_TASK DETAILS_
Write the data out again exactly, dropping any images it holds.

_STORED DATA_
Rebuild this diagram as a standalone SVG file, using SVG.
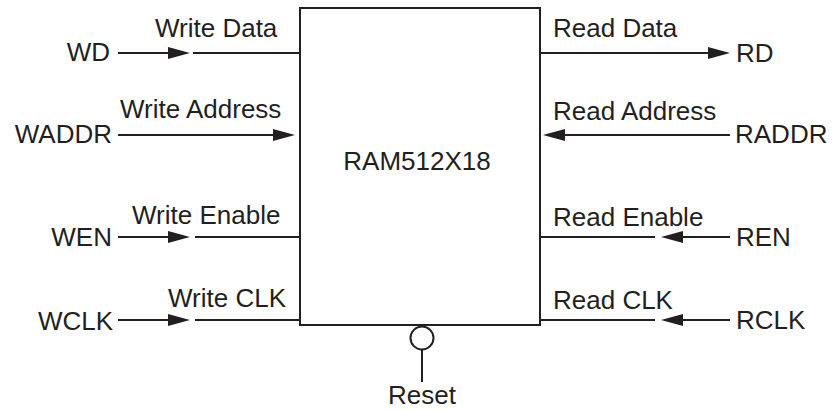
<svg xmlns="http://www.w3.org/2000/svg" width="833" height="410" viewBox="0 0 833 410">
<style>
text{font-family:"Liberation Sans",Arial,sans-serif;font-size:26px;fill:#231f20}
.w{stroke:#231f20;stroke-width:2;fill:none}
.e{text-anchor:end}
.m{text-anchor:middle}
</style>
<defs>
<marker id="arr" viewBox="0 0 22 12" refX="18" refY="6" markerWidth="22" markerHeight="12" markerUnits="userSpaceOnUse" orient="auto">
<path d="M0,0 L22,6 L0,12 z" fill="#231f20"/>
</marker>
</defs>
<rect width="833" height="410" fill="#fff"/>
<g id="ram">
<rect x="300" y="8" width="240" height="317" class="w"/>
<text x="417" y="170" class="m">RAM512X18</text>
</g>
<g id="WD"><text x="110" y="61" class="e">WD</text></g>
<g id="WADDR"><text x="112" y="143" class="e">WADDR</text></g>
<g id="WEN"><text x="112" y="246" class="e">WEN</text></g>
<g id="WCLK"><text x="113" y="330" class="e">WCLK</text></g>
<g id="RD"><text x="736" y="62">RD</text></g>
<g id="RADDR"><text x="735" y="143">RADDR</text></g>
<g id="REN"><text x="736" y="246">REN</text></g>
<g id="RCLK"><text x="736" y="329">RCLK</text></g>
<g id="Reset">
<circle cx="422" cy="338" r="11.5" class="w"/>
<text x="422" y="404" class="m">Reset</text>
</g>
<g id="connectors">
<path d="M118,53 H186" class="w" marker-end="url(#arr)"/>
<path d="M193,53 H300" class="w"/>
<text x="155" y="37">Write Data</text>
<path d="M118,135 H291" class="w" marker-end="url(#arr)"/>
<text x="120" y="118">Write Address</text>
<path d="M118,237 H186" class="w" marker-end="url(#arr)"/>
<path d="M195,237 H300" class="w"/>
<text x="132" y="224">Write Enable</text>
<path d="M118,320 H186" class="w" marker-end="url(#arr)"/>
<path d="M195,320 H300" class="w"/>
<text x="168" y="307">Write CLK</text>
<path d="M540,53 H726" class="w" marker-end="url(#arr)"/>
<text x="553" y="37">Read Data</text>
<path d="M730,135 H547" class="w" marker-end="url(#arr)"/>
<text x="553" y="120">Read Address</text>
<path d="M730,237 H665" class="w" marker-end="url(#arr)"/>
<path d="M655,237 H540" class="w"/>
<text x="553" y="226">Read Enable</text>
<path d="M730,320 H665" class="w" marker-end="url(#arr)"/>
<path d="M655,320 H540" class="w"/>
<text x="553" y="309">Read CLK</text>
<path d="M422,350 V382" class="w"/>
</g>
</svg>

_TASK ANSWER_
Rebuild this diagram as a standalone SVG file, using SVG.
<svg xmlns="http://www.w3.org/2000/svg" width="833" height="410" viewBox="0 0 833 410">
<style>
text{font-family:"Liberation Sans",Arial,sans-serif;font-size:26px;fill:#231f20}
.w{stroke:#231f20;stroke-width:2;fill:none}
.e{text-anchor:end}
.m{text-anchor:middle}
</style>
<defs>
<marker id="arr" viewBox="0 0 22 12" refX="18" refY="6" markerWidth="22" markerHeight="12" markerUnits="userSpaceOnUse" orient="auto">
<path d="M0,0 L22,6 L0,12 z" fill="#231f20"/>
</marker>
</defs>
<rect width="833" height="410" fill="#fff"/>
<g id="ram">
<rect x="300" y="8" width="240" height="317" class="w"/>
<text x="417" y="170" class="m">RAM512X18</text>
</g>
<g id="WD"><text x="110" y="61" class="e">WD</text></g>
<g id="WADDR"><text x="112" y="143" class="e">WADDR</text></g>
<g id="WEN"><text x="112" y="246" class="e">WEN</text></g>
<g id="WCLK"><text x="113" y="330" class="e">WCLK</text></g>
<g id="RD"><text x="736" y="62">RD</text></g>
<g id="RADDR"><text x="735" y="143">RADDR</text></g>
<g id="REN"><text x="736" y="246">REN</text></g>
<g id="RCLK"><text x="736" y="329">RCLK</text></g>
<g id="Reset">
<circle cx="422" cy="338" r="11.5" class="w"/>
<text x="422" y="404" class="m">Reset</text>
</g>
<g id="connectors">
<path d="M118,53 H186" class="w" marker-end="url(#arr)"/>
<path d="M193,53 H300" class="w"/>
<text x="155" y="37">Write Data</text>
<path d="M118,135 H291" class="w" marker-end="url(#arr)"/>
<text x="120" y="118">Write Address</text>
<path d="M118,237 H186" class="w" marker-end="url(#arr)"/>
<path d="M195,237 H300" class="w"/>
<text x="132" y="224">Write Enable</text>
<path d="M118,320 H186" class="w" marker-end="url(#arr)"/>
<path d="M195,320 H300" class="w"/>
<text x="168" y="307">Write CLK</text>
<path d="M540,53 H726" class="w" marker-end="url(#arr)"/>
<text x="553" y="37">Read Data</text>
<path d="M730,135 H547" class="w" marker-end="url(#arr)"/>
<text x="553" y="120">Read Address</text>
<path d="M730,237 H665" class="w" marker-end="url(#arr)"/>
<path d="M655,237 H540" class="w"/>
<text x="553" y="226">Read Enable</text>
<path d="M730,320 H665" class="w" marker-end="url(#arr)"/>
<path d="M655,320 H540" class="w"/>
<text x="553" y="309">Read CLK</text>
<path d="M422,350 V382" class="w"/>
</g>
</svg>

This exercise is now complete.